**Exercise details**
What is the count of lines in the listing below that hold the string "matplotlib"? Reply with that number alone.

**Records for processing**
[START]

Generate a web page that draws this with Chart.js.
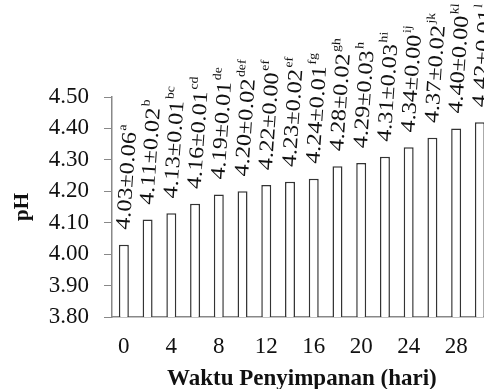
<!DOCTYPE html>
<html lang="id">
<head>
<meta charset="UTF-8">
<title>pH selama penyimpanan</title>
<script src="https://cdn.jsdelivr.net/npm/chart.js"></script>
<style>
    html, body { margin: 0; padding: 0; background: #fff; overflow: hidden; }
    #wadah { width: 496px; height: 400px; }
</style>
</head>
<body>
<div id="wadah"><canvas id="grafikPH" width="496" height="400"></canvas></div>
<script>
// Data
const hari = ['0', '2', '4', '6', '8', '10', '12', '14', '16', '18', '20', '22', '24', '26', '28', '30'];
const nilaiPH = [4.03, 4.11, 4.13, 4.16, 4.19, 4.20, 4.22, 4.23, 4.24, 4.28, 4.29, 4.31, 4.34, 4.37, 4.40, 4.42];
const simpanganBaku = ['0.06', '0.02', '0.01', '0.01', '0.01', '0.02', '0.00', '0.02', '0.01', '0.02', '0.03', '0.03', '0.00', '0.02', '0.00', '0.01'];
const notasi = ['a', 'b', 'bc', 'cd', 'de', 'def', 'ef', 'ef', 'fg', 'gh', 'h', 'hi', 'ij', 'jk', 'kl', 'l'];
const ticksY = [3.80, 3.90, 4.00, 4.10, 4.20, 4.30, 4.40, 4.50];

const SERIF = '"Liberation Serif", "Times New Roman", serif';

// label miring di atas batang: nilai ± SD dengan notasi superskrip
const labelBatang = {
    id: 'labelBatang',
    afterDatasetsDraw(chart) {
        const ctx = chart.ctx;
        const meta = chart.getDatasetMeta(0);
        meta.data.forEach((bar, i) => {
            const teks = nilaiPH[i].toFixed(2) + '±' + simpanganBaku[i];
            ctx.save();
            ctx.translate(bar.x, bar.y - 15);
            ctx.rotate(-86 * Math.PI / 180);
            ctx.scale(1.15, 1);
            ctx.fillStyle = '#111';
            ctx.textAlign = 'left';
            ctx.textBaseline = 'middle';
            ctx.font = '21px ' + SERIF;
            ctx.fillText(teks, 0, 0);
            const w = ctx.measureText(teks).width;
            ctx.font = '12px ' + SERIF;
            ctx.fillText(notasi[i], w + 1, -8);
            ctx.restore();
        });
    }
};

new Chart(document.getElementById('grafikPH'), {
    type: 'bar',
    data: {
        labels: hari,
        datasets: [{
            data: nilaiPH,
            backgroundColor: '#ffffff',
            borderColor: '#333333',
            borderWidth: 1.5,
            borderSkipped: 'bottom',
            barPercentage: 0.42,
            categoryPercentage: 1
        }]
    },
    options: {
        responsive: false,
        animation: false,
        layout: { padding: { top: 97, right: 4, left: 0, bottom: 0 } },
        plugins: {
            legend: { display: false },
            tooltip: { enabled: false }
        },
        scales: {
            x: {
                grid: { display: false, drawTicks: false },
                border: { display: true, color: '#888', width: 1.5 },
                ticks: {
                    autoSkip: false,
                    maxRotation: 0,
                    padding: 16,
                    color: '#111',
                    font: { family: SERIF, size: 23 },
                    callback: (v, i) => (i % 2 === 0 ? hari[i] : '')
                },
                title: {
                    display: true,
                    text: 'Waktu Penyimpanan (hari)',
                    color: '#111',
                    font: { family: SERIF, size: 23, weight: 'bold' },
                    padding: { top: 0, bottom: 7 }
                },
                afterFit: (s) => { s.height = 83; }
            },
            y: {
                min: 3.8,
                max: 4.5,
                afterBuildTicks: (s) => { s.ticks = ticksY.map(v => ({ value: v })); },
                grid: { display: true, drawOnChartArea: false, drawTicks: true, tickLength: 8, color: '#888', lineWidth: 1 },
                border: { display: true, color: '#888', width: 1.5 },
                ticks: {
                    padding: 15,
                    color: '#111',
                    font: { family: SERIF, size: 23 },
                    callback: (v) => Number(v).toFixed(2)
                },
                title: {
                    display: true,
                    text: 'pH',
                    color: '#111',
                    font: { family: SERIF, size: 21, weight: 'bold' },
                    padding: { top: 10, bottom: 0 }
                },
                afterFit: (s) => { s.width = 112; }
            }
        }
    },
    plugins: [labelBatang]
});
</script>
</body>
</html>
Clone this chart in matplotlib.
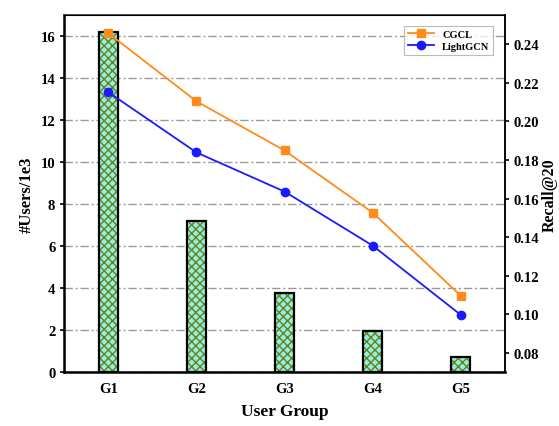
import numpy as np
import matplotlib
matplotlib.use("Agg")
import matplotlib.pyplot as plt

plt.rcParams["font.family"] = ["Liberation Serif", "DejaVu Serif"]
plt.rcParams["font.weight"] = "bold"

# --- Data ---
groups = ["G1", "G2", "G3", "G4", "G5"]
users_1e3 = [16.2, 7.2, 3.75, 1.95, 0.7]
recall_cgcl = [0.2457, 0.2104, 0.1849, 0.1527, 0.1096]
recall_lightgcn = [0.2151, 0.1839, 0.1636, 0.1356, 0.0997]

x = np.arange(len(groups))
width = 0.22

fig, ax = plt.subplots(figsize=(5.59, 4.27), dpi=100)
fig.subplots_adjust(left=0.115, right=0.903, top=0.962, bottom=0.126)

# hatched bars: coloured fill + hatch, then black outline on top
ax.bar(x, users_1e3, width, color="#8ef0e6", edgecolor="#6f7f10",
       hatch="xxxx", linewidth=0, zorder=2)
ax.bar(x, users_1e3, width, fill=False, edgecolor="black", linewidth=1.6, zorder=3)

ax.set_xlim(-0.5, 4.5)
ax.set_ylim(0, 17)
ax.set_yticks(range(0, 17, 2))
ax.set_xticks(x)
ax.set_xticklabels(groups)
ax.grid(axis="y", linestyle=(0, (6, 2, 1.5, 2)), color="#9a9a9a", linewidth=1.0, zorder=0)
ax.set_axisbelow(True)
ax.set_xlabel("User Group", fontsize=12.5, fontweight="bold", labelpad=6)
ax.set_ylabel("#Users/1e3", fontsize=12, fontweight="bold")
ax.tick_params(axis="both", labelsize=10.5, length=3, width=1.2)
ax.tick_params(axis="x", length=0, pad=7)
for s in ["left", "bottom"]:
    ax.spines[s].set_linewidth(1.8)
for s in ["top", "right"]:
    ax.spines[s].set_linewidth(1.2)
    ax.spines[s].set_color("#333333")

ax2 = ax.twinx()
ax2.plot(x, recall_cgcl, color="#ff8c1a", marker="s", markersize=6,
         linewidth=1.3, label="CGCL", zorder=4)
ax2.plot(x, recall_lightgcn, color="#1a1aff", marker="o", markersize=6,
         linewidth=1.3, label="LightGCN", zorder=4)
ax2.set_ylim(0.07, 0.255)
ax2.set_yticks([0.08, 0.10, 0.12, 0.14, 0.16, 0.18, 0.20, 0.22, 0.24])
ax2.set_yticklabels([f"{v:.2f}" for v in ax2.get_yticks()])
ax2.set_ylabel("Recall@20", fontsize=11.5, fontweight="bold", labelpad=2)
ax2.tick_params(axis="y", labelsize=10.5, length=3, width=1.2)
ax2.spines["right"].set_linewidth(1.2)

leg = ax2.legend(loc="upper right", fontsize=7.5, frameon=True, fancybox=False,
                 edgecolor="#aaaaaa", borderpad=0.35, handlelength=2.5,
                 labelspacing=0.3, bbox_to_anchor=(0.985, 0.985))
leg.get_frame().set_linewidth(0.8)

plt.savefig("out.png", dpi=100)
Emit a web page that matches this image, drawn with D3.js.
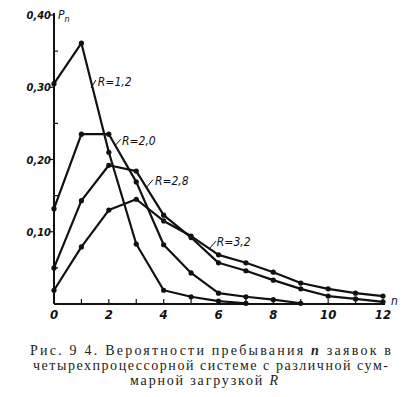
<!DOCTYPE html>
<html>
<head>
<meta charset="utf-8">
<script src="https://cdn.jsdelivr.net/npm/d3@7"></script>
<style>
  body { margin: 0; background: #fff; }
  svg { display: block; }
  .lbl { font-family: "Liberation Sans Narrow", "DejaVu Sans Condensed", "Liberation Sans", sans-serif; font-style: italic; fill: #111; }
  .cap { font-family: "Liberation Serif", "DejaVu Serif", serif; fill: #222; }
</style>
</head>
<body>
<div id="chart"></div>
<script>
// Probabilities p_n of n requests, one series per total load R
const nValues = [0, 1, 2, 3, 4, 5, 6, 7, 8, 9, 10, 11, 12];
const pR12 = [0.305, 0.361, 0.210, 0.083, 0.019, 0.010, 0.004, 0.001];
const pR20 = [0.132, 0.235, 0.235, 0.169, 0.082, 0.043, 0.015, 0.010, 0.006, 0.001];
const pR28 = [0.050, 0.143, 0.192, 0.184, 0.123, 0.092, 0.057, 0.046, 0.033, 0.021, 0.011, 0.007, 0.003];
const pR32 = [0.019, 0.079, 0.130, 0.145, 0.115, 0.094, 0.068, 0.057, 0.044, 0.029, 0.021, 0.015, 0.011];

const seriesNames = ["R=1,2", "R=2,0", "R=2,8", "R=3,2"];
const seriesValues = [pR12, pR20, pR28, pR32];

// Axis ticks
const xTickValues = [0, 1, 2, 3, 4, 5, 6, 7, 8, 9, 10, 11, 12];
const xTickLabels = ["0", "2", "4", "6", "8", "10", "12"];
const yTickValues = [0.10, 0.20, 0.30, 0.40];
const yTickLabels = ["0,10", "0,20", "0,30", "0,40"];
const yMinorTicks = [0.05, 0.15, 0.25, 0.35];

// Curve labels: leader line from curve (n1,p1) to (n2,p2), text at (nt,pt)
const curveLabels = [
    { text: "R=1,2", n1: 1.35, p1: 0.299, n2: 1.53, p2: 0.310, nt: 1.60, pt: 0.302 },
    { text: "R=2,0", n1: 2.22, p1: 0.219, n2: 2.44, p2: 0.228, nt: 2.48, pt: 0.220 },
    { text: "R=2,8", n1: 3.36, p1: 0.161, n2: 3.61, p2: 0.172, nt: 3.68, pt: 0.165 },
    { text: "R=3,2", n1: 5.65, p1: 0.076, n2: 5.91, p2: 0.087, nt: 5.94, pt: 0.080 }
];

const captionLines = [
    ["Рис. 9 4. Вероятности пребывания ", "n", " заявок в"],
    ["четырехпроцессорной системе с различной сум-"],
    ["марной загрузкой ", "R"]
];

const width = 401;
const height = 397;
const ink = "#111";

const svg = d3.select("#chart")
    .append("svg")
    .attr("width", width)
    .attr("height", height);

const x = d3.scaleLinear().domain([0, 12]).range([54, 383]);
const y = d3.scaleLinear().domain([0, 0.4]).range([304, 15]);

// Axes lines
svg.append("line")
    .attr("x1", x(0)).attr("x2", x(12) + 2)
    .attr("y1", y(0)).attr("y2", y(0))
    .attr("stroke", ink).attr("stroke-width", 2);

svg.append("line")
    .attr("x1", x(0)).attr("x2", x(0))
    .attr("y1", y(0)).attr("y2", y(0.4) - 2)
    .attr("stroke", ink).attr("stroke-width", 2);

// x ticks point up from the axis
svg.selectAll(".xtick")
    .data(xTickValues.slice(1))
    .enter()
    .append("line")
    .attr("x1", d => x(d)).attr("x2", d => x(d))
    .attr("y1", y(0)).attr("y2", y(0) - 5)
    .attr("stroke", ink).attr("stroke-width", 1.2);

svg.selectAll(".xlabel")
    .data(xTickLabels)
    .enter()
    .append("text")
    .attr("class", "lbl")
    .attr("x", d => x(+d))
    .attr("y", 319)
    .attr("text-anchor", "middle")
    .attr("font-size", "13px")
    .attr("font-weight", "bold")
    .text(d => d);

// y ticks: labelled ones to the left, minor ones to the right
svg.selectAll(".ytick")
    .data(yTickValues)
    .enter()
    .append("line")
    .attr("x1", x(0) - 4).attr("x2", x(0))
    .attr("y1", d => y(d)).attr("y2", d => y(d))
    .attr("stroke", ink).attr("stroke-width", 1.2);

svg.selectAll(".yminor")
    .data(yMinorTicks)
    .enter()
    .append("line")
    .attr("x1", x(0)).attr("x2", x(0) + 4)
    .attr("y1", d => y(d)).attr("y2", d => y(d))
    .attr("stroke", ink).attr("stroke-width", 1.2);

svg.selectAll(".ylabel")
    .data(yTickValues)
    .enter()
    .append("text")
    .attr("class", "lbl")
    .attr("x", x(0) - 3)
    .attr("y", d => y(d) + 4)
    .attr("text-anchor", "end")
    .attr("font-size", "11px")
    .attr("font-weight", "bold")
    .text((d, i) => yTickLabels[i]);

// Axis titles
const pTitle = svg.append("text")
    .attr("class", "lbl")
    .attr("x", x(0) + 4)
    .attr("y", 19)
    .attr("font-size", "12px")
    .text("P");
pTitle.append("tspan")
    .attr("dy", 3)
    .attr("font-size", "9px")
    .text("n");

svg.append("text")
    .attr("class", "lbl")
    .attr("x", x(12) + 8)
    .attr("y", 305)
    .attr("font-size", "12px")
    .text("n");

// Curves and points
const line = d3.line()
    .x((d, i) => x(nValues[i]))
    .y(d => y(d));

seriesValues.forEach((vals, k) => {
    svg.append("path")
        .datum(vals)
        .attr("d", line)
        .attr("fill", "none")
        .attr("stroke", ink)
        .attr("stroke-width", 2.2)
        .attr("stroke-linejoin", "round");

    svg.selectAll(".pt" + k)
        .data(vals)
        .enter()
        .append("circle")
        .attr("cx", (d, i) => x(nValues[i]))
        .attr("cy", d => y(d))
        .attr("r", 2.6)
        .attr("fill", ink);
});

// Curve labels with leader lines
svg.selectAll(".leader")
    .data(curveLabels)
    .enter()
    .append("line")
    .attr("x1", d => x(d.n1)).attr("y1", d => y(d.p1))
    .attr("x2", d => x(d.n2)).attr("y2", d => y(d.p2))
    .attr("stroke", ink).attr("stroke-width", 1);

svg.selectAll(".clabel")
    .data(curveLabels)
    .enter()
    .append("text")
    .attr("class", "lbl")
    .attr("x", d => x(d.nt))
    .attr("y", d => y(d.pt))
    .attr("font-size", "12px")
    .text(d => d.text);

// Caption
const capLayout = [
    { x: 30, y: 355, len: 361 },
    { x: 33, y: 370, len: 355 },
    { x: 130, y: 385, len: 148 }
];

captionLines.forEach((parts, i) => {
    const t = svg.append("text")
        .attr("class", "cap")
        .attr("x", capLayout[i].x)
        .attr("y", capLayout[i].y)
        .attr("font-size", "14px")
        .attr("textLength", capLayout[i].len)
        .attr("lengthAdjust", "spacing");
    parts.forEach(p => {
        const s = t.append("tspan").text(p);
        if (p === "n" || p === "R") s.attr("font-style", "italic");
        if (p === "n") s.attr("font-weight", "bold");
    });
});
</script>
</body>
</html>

[END]
[START]

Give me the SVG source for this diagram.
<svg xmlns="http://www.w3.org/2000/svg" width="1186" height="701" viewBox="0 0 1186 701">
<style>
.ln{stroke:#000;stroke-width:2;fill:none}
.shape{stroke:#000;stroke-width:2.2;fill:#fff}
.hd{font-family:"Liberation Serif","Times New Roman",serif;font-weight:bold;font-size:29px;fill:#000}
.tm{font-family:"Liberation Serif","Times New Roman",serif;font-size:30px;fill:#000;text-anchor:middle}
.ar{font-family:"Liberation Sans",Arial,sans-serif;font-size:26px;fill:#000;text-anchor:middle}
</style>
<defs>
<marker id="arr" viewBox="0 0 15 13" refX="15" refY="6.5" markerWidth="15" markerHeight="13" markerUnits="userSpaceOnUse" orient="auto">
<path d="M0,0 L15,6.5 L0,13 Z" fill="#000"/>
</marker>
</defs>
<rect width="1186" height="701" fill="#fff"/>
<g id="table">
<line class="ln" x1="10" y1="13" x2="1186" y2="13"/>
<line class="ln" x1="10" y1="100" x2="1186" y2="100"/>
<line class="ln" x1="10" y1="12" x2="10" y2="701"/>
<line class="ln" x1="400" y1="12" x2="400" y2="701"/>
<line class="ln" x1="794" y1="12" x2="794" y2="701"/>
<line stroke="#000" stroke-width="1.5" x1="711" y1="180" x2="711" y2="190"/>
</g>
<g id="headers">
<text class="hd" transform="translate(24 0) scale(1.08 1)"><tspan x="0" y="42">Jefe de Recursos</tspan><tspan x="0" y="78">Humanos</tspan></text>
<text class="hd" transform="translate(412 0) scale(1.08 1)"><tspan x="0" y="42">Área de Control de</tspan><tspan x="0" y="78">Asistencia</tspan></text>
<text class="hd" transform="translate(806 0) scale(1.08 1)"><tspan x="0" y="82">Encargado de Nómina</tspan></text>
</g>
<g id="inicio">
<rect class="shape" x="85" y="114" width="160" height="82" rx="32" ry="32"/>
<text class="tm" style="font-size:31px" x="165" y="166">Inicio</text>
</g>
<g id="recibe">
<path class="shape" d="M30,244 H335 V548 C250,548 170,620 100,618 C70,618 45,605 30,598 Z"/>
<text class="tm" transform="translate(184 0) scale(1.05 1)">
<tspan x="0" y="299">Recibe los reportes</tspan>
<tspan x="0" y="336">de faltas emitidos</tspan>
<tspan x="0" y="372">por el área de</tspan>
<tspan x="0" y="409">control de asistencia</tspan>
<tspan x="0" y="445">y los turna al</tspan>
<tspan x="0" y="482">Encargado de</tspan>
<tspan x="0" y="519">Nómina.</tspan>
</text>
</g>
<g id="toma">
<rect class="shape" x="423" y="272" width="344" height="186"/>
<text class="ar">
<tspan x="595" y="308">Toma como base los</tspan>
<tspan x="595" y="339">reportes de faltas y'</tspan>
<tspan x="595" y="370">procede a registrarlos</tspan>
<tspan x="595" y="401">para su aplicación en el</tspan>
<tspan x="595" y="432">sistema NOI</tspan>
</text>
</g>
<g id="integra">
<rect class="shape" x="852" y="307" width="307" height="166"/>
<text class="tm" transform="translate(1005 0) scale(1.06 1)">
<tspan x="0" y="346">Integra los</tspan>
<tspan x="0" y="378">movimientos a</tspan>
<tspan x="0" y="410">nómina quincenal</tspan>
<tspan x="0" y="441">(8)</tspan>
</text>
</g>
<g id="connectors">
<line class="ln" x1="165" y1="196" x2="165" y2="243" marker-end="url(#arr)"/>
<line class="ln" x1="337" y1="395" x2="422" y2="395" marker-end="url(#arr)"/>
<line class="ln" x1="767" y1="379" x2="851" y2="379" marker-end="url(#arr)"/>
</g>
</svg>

[END]
[START]

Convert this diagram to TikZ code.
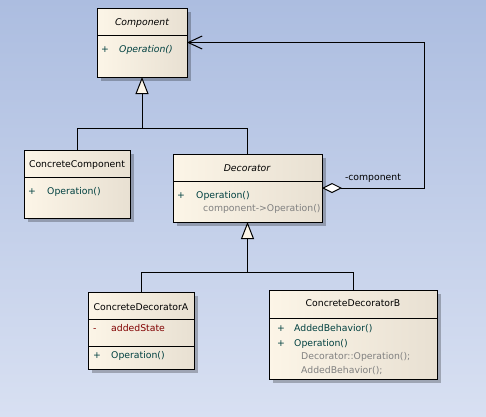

[END]

**The solution**
4